30/05/2009

Dans la région de Fès, le goutte-à-goutte fait des miracles et des adeptes


Dans sa ferme de la province de Taounate, à 60 kilomètres au nord-ouest de Fès, Mohammed Ouali Alami a planté 2 hectares de tomates le même jour que son frère, en mars. Ses plantes sont arrosées au goutte-à-goutte, via des tuyaux en plastique qui courent le long des sillons. Pas celles de son frère, qui utilise la méthode traditionnelle d'irrigation par submersion de la parcelle. "La différence est visible à l'oeil nu", commente M. Alami.

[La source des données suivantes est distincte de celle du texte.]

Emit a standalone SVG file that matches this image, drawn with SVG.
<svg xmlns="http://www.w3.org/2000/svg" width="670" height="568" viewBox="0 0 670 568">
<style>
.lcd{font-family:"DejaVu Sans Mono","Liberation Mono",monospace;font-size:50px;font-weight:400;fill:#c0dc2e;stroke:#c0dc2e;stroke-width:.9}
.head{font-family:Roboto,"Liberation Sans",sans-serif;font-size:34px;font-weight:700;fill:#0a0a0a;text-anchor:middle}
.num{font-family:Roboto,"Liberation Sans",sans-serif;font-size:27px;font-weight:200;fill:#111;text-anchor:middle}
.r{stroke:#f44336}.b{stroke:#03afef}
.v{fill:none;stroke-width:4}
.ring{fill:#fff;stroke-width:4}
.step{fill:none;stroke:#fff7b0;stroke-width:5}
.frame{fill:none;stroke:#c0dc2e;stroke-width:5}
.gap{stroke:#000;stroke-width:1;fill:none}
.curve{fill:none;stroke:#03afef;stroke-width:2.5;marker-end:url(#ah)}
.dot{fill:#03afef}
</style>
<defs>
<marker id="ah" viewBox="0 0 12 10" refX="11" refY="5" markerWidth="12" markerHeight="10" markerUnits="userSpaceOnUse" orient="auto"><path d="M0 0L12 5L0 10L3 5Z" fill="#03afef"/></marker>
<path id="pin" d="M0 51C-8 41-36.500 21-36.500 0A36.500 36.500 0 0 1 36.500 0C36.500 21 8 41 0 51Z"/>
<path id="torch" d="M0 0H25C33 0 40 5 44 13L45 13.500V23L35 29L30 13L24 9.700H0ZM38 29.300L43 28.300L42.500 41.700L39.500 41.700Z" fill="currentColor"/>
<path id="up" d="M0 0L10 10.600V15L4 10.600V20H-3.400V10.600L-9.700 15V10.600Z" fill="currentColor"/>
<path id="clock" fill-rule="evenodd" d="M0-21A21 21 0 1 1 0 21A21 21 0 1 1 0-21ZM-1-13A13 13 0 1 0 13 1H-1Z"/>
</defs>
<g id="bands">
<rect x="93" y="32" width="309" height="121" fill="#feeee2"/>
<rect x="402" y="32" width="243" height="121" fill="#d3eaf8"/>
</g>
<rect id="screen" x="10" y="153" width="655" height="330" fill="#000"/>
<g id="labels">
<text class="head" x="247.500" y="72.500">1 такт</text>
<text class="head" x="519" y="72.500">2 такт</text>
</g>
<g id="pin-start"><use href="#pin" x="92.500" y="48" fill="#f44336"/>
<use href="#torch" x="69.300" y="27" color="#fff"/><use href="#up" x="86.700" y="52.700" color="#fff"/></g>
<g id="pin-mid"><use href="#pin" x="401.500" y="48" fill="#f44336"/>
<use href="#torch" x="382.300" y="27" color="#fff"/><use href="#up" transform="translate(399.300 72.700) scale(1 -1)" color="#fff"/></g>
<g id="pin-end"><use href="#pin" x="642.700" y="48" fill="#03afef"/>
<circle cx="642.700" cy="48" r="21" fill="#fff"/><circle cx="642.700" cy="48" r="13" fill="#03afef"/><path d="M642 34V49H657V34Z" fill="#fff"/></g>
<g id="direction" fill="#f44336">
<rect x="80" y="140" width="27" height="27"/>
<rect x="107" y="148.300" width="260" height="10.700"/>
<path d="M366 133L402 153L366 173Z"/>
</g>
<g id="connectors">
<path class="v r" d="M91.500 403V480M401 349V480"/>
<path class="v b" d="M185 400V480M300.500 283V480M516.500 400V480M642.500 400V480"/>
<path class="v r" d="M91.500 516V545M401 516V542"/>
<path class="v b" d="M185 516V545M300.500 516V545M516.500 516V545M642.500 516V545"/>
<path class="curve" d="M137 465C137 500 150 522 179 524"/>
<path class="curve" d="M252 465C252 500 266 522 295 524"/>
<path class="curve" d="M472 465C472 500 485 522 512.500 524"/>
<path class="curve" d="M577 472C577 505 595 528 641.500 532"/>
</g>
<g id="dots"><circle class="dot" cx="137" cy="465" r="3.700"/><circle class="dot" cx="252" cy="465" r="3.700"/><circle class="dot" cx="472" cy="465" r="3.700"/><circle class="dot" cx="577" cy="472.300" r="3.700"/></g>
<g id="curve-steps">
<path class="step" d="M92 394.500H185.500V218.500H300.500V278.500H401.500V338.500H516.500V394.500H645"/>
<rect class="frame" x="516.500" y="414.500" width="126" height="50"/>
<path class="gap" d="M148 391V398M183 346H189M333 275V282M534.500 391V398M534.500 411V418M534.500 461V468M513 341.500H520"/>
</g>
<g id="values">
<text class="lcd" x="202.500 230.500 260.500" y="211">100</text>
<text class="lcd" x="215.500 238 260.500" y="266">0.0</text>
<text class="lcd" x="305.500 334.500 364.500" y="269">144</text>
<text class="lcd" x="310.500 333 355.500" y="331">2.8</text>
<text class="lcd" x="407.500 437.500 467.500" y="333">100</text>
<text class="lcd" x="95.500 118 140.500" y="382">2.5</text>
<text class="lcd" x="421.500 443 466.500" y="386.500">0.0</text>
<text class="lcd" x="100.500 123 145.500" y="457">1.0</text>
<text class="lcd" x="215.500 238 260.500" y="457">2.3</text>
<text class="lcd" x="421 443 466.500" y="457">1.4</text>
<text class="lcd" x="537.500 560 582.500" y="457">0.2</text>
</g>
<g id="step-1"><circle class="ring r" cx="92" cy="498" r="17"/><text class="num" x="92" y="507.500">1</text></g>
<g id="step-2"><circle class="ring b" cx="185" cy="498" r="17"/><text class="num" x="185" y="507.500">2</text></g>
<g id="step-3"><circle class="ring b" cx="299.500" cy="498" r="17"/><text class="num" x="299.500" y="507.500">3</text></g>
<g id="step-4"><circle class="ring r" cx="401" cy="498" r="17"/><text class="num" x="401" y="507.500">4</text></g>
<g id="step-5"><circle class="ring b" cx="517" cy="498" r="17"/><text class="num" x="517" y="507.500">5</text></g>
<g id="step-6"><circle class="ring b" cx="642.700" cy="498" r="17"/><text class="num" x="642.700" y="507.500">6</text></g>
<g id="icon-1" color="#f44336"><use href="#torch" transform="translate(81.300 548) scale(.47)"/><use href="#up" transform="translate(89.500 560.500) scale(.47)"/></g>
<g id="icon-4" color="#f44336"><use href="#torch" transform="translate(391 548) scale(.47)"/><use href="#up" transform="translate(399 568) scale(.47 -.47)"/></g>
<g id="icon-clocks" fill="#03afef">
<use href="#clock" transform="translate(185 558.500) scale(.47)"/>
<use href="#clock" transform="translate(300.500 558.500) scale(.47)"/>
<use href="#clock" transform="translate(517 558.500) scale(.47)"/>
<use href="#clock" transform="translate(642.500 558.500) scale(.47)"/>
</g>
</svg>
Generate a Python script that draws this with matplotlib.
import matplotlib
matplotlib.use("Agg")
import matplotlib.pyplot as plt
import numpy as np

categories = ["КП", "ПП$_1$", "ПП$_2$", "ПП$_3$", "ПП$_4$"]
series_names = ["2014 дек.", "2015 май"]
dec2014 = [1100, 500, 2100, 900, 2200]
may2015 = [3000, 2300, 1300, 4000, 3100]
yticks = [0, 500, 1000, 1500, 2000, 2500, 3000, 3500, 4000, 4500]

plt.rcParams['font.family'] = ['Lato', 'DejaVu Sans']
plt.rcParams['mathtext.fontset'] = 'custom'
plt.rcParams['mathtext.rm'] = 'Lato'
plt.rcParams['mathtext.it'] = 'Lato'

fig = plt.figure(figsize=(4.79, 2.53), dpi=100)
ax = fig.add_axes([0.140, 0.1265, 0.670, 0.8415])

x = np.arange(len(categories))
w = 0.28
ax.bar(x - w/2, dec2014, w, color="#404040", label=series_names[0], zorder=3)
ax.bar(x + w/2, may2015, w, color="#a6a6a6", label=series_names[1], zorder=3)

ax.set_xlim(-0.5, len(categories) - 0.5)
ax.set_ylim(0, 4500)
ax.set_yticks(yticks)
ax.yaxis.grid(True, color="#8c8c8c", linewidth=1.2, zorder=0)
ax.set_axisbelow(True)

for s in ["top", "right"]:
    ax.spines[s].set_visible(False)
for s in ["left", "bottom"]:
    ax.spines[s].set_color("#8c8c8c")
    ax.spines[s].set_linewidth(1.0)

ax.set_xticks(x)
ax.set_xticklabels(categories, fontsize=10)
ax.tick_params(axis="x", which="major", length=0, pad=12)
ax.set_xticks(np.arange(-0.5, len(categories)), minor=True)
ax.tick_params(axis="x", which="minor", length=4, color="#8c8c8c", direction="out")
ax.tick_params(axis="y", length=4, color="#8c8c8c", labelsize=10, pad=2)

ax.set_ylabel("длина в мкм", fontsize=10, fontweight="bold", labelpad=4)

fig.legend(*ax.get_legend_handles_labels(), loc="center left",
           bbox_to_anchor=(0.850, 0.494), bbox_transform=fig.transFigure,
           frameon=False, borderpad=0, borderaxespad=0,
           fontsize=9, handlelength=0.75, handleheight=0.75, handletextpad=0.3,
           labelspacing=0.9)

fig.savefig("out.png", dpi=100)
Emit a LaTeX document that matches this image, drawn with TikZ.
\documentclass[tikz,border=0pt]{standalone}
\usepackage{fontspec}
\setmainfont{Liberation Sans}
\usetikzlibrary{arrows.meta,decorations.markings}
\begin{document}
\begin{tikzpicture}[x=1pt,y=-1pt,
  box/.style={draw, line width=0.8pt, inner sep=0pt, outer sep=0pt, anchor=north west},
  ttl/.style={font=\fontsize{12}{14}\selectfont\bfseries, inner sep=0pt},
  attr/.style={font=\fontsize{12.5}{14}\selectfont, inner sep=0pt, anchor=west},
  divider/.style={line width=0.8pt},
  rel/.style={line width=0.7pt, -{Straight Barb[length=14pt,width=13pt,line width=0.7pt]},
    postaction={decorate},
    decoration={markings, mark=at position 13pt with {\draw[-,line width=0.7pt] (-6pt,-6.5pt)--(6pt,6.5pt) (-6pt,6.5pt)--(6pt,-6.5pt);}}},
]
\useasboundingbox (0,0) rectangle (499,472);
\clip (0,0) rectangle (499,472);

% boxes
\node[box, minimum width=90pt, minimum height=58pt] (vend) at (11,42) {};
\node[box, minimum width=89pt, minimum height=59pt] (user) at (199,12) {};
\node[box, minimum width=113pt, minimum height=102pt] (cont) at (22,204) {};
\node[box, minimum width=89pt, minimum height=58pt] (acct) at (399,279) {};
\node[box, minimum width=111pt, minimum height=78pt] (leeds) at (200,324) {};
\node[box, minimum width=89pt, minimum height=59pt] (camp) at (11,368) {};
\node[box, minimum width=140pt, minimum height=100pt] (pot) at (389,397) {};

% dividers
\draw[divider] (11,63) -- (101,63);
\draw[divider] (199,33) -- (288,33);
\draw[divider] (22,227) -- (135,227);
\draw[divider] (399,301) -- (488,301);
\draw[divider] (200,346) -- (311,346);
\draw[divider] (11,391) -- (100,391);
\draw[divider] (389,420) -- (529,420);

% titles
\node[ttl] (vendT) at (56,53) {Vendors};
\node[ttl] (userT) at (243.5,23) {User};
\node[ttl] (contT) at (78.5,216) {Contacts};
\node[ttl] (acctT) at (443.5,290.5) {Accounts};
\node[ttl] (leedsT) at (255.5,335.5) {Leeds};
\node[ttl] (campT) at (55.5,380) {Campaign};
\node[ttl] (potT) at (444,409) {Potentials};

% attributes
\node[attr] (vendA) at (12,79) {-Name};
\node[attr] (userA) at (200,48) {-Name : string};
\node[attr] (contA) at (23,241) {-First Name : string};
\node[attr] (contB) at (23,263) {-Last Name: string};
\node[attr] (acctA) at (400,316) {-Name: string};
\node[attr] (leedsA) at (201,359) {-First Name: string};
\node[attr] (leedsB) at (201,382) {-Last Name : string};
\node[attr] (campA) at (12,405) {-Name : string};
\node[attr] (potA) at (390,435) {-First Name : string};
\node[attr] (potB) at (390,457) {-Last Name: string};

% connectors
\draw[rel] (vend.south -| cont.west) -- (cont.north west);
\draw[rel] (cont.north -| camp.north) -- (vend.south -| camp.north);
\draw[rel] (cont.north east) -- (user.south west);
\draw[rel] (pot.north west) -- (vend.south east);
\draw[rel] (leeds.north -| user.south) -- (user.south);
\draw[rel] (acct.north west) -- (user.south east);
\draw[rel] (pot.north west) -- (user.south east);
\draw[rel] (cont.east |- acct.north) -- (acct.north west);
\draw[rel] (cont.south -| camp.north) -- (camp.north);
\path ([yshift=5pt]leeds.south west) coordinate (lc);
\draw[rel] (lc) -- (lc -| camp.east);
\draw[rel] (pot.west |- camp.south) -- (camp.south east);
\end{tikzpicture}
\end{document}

Le goutte-à-goutte, qui amène directement l'eau au pied des plantes, est la technologie vedette en matière d'économie d'eau dans l'agriculture. Il permet de réduire de 50 % environ les quantités utilisées, donc de faire baisser la facture. Mais pas seulement. Dans le champ de Mohammed Ouali Alami, les mauvaises herbes, privées d'eau, n'ont pas poussé. Les doses d'engrais, transportées par les tuyaux, ont baissé. "Là où il fallait dix ouvriers pour irriguer, traiter et désherber, un suffit", ajoute l'agriculteur, qui s'attend aussi à voir ses rendements augmenter.

Beaucoup de voisins visitent les champs de M. Alami, qui préside une association d'usagers de l'eau agricole. "C'est mon rôle de montrer l'exemple", dit-il. D'ici à 2020, le Maroc sera en situation de pénurie d'eau. La pluviométrie a baissé de 30 % depuis 1970, et les nappes souterraines sont surexploitées.

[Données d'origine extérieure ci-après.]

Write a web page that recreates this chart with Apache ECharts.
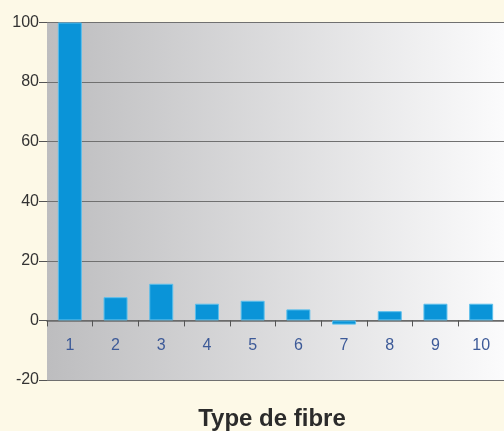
<!DOCTYPE html>
<html>
<head>
<meta charset="utf-8">
<script src="https://cdn.jsdelivr.net/npm/echarts@6/dist/echarts.min.js"></script>
<style>
  html, body { margin: 0; padding: 0; background: #fdf9e7; }
  #main { width: 504px; height: 431px; }
</style>
</head>
<body>
<div id="main"></div>
<script>
// données
var categories = ["1", "2", "3", "4", "5", "6", "7", "8", "9", "10"];
var values = [100, 7.8, 12.3, 5.6, 6.6, 3.7, -1.4, 3.1, 5.6, 5.6];
var yTicks = { min: -20, max: 100, interval: 20 };
var xTitle = "Type de fibre";

(function () {
  var myChart = echarts.init(document.getElementById("main"));
  var option = {
    backgroundColor: "#fdf9e7",
    animation: false,
    title: {
      text: xTitle,
      left: 267,
      textAlign: "center",
      top: 402,
      textStyle: {
        color: "#2b2b2b",
        fontFamily: "Liberation Sans",
        fontSize: 24,
        fontWeight: "bold"
      }
    },
    grid: {
      left: 47,
      right: 0,
      top: 22.5,
      bottom: 51,
      show: true,
      borderWidth: 0,
      // fond dégradé gris -> blanc
      backgroundColor: new echarts.graphic.LinearGradient(0, 0, 1, 0, [
        { offset: 0, color: "#bdbdbf" },
        { offset: 1, color: "#fbfbfc" }
      ])
    },
    xAxis: {
      type: "category",
      data: categories,
      axisLine: { onZero: true, lineStyle: { color: "#6a6a6a", width: 1.5 } },
      axisTick: { show: true, length: 6, lineStyle: { color: "#555" } },
      axisLabel: {
        color: "#3d5a98",
        fontFamily: "Liberation Sans",
        fontSize: 16,
        margin: -42   // les étiquettes restent en bas du grid : on les remonte sous le zéro
      }
    },
    yAxis: {
      type: "value",
      min: yTicks.min,
      max: yTicks.max,
      interval: yTicks.interval,
      axisLine: { show: false },
      axisTick: { show: true, length: 8, lineStyle: { color: "#555" } },
      axisLabel: {
        color: "#333",
        fontFamily: "Liberation Sans",
        fontSize: 16,
        margin: 8
      },
      splitLine: { lineStyle: { color: "#707070", width: 1.2 } }
    },
    series: [
      {
        type: "bar",
        data: values,
        barWidth: 24,
        itemStyle: { color: "#0a94d8", borderColor: "#5cbfec", borderWidth: 1 }
      }
    ]
  };
  myChart.setOption(option);
})();
</script>
</body>
</html>
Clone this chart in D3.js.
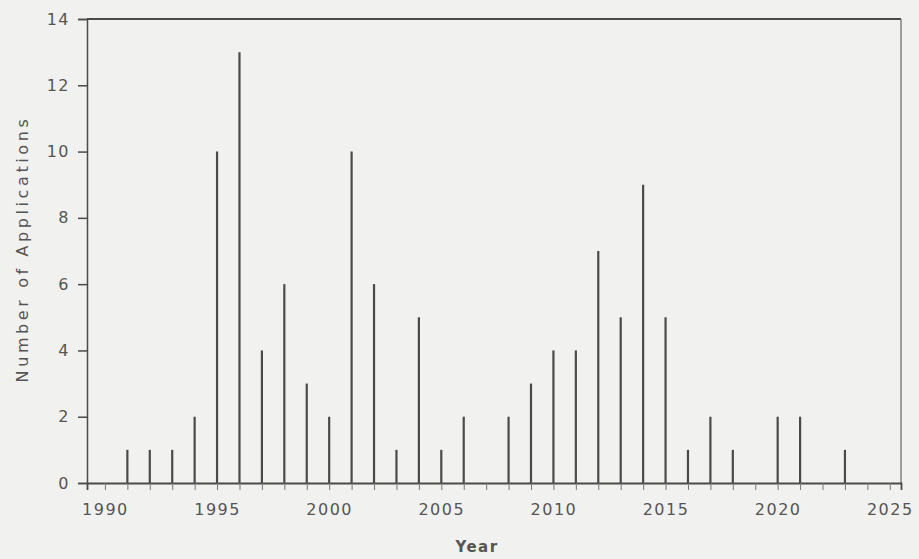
<!DOCTYPE html>
<html><head><meta charset="utf-8">
<script src="https://cdn.jsdelivr.net/npm/d3@7/dist/d3.min.js"></script>
<style>
html,body{margin:0;padding:0;background:#f1f1f0;}
svg{display:block;}
text{font-family:"DejaVu Sans",sans-serif;fill:#555;}
</style></head><body>
<svg id="c" width="919" height="559"></svg>
<script>
const years = [1991,1992,1993,1994,1995,1996,1997,1998,1999,2000,2001,2002,2003,2004,2005,2006,2007,2008,2009,2010,2011,2012,2013,2014,2015,2016,2017,2018,2019,2020,2021,2022,2023];
const applications = [1,1,1,2,10,13,4,6,3,2,10,6,1,5,1,2,0,2,3,4,4,7,5,9,5,1,2,1,0,2,2,0,1];
const xTickLabels = [1990,1995,2000,2005,2010,2015,2020,2025];
const yTicks = [0,2,4,6,8,10,12,14];
const xTitle = "Year";
const yTitle = "Number of Applications";

const svg = d3.select("#c");
const L = 87, R = 901, T = 19, B = 483;
const x = d3.scaleLinear().domain([1989.2, 2025.5]).range([L, R]);
const y = d3.scaleLinear().domain([0, 14]).range([B, T]);
const ink = "#4a4a4a";

// frame: top and right
svg.append("line").attr("x1", L).attr("x2", R).attr("y1", y(14)).attr("y2", y(14))
  .attr("stroke", ink).attr("stroke-width", 1.8);
svg.append("line").attr("x1", R).attr("x2", R).attr("y1", y(14)).attr("y2", B)
  .attr("stroke", "#666").attr("stroke-width", 1.2);

// y axis
const yAx = svg.append("g").attr("transform", `translate(${L},0)`)
  .call(d3.axisLeft(y).tickValues(yTicks).tickSize(9).tickPadding(8).tickFormat(d3.format("d")));
yAx.select(".domain").attr("stroke", ink).attr("stroke-width", 1.5);
yAx.selectAll(".tick line").attr("stroke", ink).attr("stroke-width", 1.5);
yAx.selectAll(".tick text").style("font-size", "16px").style("letter-spacing", "1.5px").attr("fill", "#505050");

// x axis
const allYears = d3.range(1990, 2026);
const xAx = svg.append("g").attr("transform", `translate(0,${B})`)
  .call(d3.axisBottom(x).tickValues(allYears).tickSize(7).tickPadding(14)
    .tickFormat(d => xTickLabels.includes(d) ? String(d) : ""));
xAx.select(".domain").attr("stroke", ink).attr("stroke-width", 1.8);
xAx.selectAll(".tick line").attr("stroke", "#777").attr("stroke-width", 1);
xAx.selectAll(".tick text").style("font-size", "16px").style("letter-spacing", "1.5px").attr("fill", "#505050");

// bars (thin lines)
svg.append("g").selectAll("line").data(years.map((yr, i) => ({yr, v: applications[i]})).filter(d => d.v > 0))
  .join("line")
  .attr("x1", d => x(d.yr)).attr("x2", d => x(d.yr))
  .attr("y1", y(0)).attr("y2", d => y(d.v))
  .attr("stroke", ink).attr("stroke-width", 2.2);

// titles
svg.append("text").attr("x", 477).attr("y", 552).attr("text-anchor", "middle")
  .style("font-size", "15px").style("font-weight", "bold").style("letter-spacing", "1.5px").attr("fill", "#505050").text(xTitle);
svg.append("text").attr("transform", "translate(28,249) rotate(-90)").attr("text-anchor", "middle")
  .style("font-size", "16px").style("letter-spacing", "3.6px").attr("fill", "#505050").text(yTitle);
</script>
</body></html>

Mais ce n'est pas cela qui intéresse le plus les visiteurs. La région, irriguée par les eaux du fleuve Sebou, est plutôt bien arrosée pour l'instant. "Ici, tout le monde dit que le Sebou est éternel", rapporte M. Alami. Les pluies abondantes de l'année ont rassuré : "Avant, on parlait de changement climatique, de guerre de l'eau, mais c'est fini", poursuit-il. "Les agriculteurs raisonnent avec un an d'avance, pas à long terme", confirme Mohammed Mrioued, président d'une autre association d'irrigants de la région.

RENDEMENTS SUPÉRIEURS

Cela ne l'empêche pas de prédire, comme M. Alami, un grand avenir au goutte-à-goutte, dont les avantages sont "innombrables" pour l'agriculteur. Les deux responsables songent à équiper collectivement les membres de leurs associations. Car le coût de la technologie est un obstacle.

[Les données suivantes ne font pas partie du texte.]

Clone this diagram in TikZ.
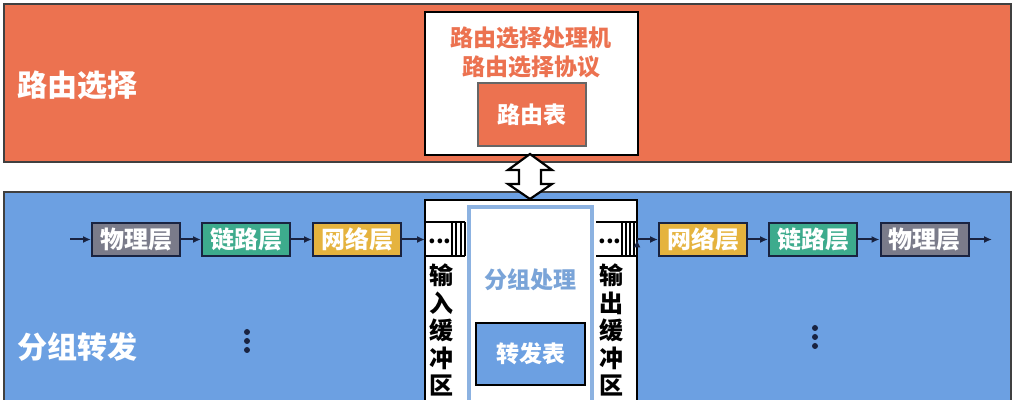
\documentclass[tikz,border=0pt]{standalone}
\usepackage{fontspec}
\newfontfamily\cjk{Noto Sans CJK SC}
\usepackage{xcolor}
\usetikzlibrary{arrows.meta}

\definecolor{routeorange}{RGB}{236,114,80}
\definecolor{fwdblue}{RGB}{108,160,226}
\definecolor{procblue}{RGB}{140,178,225}
\definecolor{proctext}{RGB}{122,164,216}
\definecolor{physgray}{RGB}{122,123,138}
\definecolor{linkteal}{RGB}{61,171,141}
\definecolor{netgold}{RGB}{229,179,62}
\definecolor{navy}{RGB}{25,35,65}

\begin{document}
\begin{tikzpicture}[x=0.5pt,y=-0.5pt,
	band/.style={draw=black!75, line width=0.6pt},
	layer/.style={draw=navy, line width=1pt, minimum width=44pt, minimum height=16.5pt,
		inner sep=0pt, text=white, font=\cjk\bfseries\fontsize{12}{12}\selectfont},
	bigtxt/.style={text=white, font=\cjk\bfseries\fontsize{15}{15}\selectfont, anchor=west},
	boxtxt/.style={font=\cjk\bfseries\fontsize{11.5}{14.5}\selectfont, align=center},
	buftxt/.style={font=\cjk\bfseries\fontsize{12}{13.75}\selectfont, align=center, inner sep=0pt},
	dots/.style={font=\cjk\bfseries\fontsize{11}{11}\selectfont, inner sep=0pt, anchor=base}]
		\useasboundingbox (0,0) rectangle (1014,400);
		\clip (0,0) rectangle (1014,400);
		%
		% the two bands
		\draw[band, fill=routeorange] (4,4) rectangle (1011,162);
		\draw[band, fill=fwdblue] (4,192) rectangle (1011,410);
		\node[bigtxt] (routeL) at (10,85) {路由选择};
		\node[bigtxt] (fwdL) at (10,347) {分组转发};
		%
		% routing processor
		\node[draw=black, line width=0.8pt, fill=white, minimum width=106.5pt, minimum height=71.5pt, inner sep=0pt] (rproc) at (531.5,83.5) {};
		\node[boxtxt, text=routeorange] (rprocT) at (531,52) {路由选择处理机\\路由选择协议};
		\node[draw=black!60, line width=0.6pt, fill=routeorange, minimum width=54pt, minimum height=31.5pt, inner sep=0pt, boxtxt, text=white] (rtable) at (532,114.5) {路由表};
		%
		% switching fabric
		\node[draw=black, line width=0.8pt, fill=white, minimum width=106pt, minimum height=110pt, inner sep=0pt] (fabric) at (531,310) {};
		\node[draw=procblue, line width=1.6pt, fill=white, minimum width=61.5pt, minimum height=110pt, inner sep=0pt] (proc) at (530.5,317) {};
		\node[boxtxt, text=proctext] (procT) at (530.5,280) {分组处理};
		\node[draw=black, line width=1.3pt, fill=fwdblue, minimum width=54.5pt, minimum height=31pt, inner sep=0pt, boxtxt, text=white] (ftable) at (530.5,354) {转发表};
		%
		% double arrow between the bands
		\coordinate (up) at (530,154);
		\coordinate (dn) at (530,199);
		\draw[line width=1.1pt, fill=white, line join=miter] (up) -- ++(-22,16) -- ++(11,0) -- ++(0,14) -- ++(-11,0) -- (dn)
			-- ++(22,-15) -- ++(-11,0) -- ++(0,-14) -- ++(11,0) -- cycle;
		%
		% buffers
		\draw[line width=0.8pt] (425,222) -- (465,222) (425,256) -- (465,256);
		\foreach \x in {452,456,461,465} \draw[line width=0.7pt] (\x,222) -- (\x,256);
		\draw[line width=0.8pt] (596,222) -- (636,222) (596,256) -- (636,256);
		\foreach \x in {622,626,630,634} \draw[line width=0.7pt] (\x,222) -- (\x,256);
		\coordinate (inbuf) at (425,239.5);
		\coordinate (outbuf) at (637,239.5);
		\node[dots] (indots) at (440,244) {...};
		\node[dots] (outdots) at (610,244) {...};
		\node[buftxt] (inT) at (441,330) {输\\入\\缓\\冲\\区};
		\node[buftxt] (outT) at (611,330) {输\\出\\缓\\冲\\区};
		%
		% layers
		\node[layer, fill=physgray] (P1) at (136,239.5) {物理层};
		\node[layer, fill=linkteal] (L1) at (246,239.5) {链路层};
		\node[layer, fill=netgold] (N1) at (357,239.5) {网络层};
		\node[layer, fill=netgold] (N2) at (703,239.5) {网络层};
		\node[layer, fill=linkteal] (L2) at (813,239.5) {链路层};
		\node[layer, fill=physgray] (P2) at (924.5,239.5) {物理层};
		\coordinate (in) at (70,239.5);
		\coordinate (out) at (992,239.5);
		%
		\path[-{Latex[length=4pt,width=3.5pt]}, draw=navy, line width=1pt]
		(in) edge (P1)
		(P1) edge (L1)
		(L1) edge (N1)
		(N1) edge (inbuf)
		(outbuf) edge (N2)
		(N2) edge (L2)
		(L2) edge (P2)
		(P2) edge (out);
		%
		% vertical dots
		\foreach \y in {332,341,350} {
			\fill[navy] (247,\y) circle (3);
			\fill[navy] (815,\y-4) circle (3);
		}
\end{tikzpicture}
\end{document}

Le gouvernement marocain veut développer fortement le goutte-à-goutte, présent sur 10 % seulement des surfaces irriguées du pays. Un plan d'économie en eau, lancé en 2007, vise à y convertir 550 000 hectares en quinze ans, soit la moitié de la surface irriguée marocaine. L'équipement est pris en charge à 60 %. Mais les petits agriculteurs, largement majoritaires, n'ont, pour la plupart, pas les moyens d'apporter le complément.

"Le coût est un frein, confirme Marcel Kuper, spécialiste de la gestion de l'eau au Centre de coopération internationale en recherche agronomique pour le développement (Cirad). De plus, l'économie d'eau n'est pas une innovation simple, elle introduit une très grande perturbation dans l'exploitation, il peut y avoir des résistances. Il faut un accompagnement pour tirer le meilleur parti de la technique, notamment pour augmenter les rendements." Or il n'en a pas été prévu par le gouvernement.

Le goutte-à-goutte intéresse les agriculteurs du Moyen-Sebou parce qu'il s'agit d'un milieu "innovateur", affirme Mostafa Errahj, professeur à l'Ecole nationale d'agriculture de Meknès. L'irrigation est arrivée dans la zone il y a tout juste dix ans. Depuis, les rendements augmentant, beaucoup de choses ont changé. "Avant, les gens partaient chercher du travail à Fès, maintenant, c'est l'inverse, la région attire", raconte M. Errahj.

Les constructions en parpaing remplacent celles en pisé. Les réseaux d'eau potable et d'assainissement gagnent du terrain. Le goutte-à-goutte pourrait permettre de continuer dans cette voie.